Des 80 expropriations liées au Grand Stade, la sienne a été la plus médiatisée. Page Facebook, pétition sur internet... il a récolté des centaines de milliers de soutiens, virtuels ou non. Il a même été sacré Lyonnais de l’année par Lyon Mag en 2014. "Maintenant que mon champ est bétonné, ça me fait une belle jambe. C’était avant qu’il fallait qu’ils viennent faire des actions." Certains l'ont fait. Des zadistes. C'était en 2012, et cela n'a pas duré. "Des écolos et des cocos", "des hippies", "des cafards qui ne servent à rien", crache l'éleveur, expliquant : "On n'est pas de la même obédience, on ne peut pas s'entendre."
"Je suis né ici, je mourrai ici"
Philippe Layat vit seul dans la ferme familiale. "C'était magnifique ici, quand j'étais petit. Le 14 juillet, on montait en haut du champ regarder le feu d'artifice", se souvient-il.
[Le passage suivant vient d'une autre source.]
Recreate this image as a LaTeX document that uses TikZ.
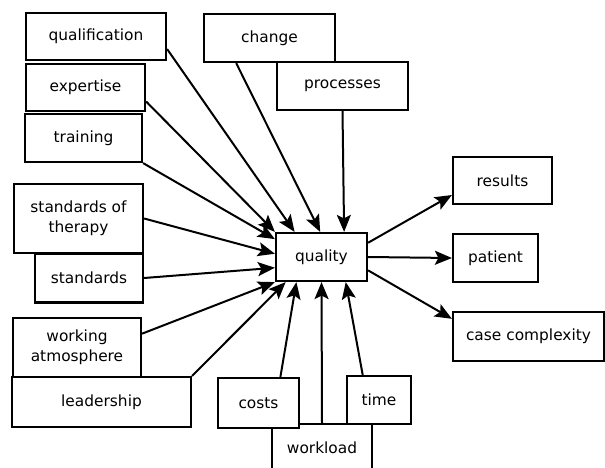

Depuis, les arbres ont poussé. Les immeubles aussi. Ses trois frères et sœurs ont choisi une autre vie. "Ça fait 400 ans que ma famille vit ici. Je suis né ici, je mourrai ici", promet-il.
En attendant, "je survis". "Si je prends ma retraite, je ne touche plus que 600 balles. Et je n'ai le droit de garder que deux hectares. Sinon, libre à moi de travailler jusqu'à ce que je crève. Mais dans ces conditions, à quoi bon ? Je ne suis plus maître de mes terres, je me les fais piquer." Son histoire est devenue le sujet d'un film : un documentaire intitulé Le Cauchemar de Philippe Layat. Philosophe, il cite François de Sales : "La plus lâche de toutes les tentations est celle du découragement."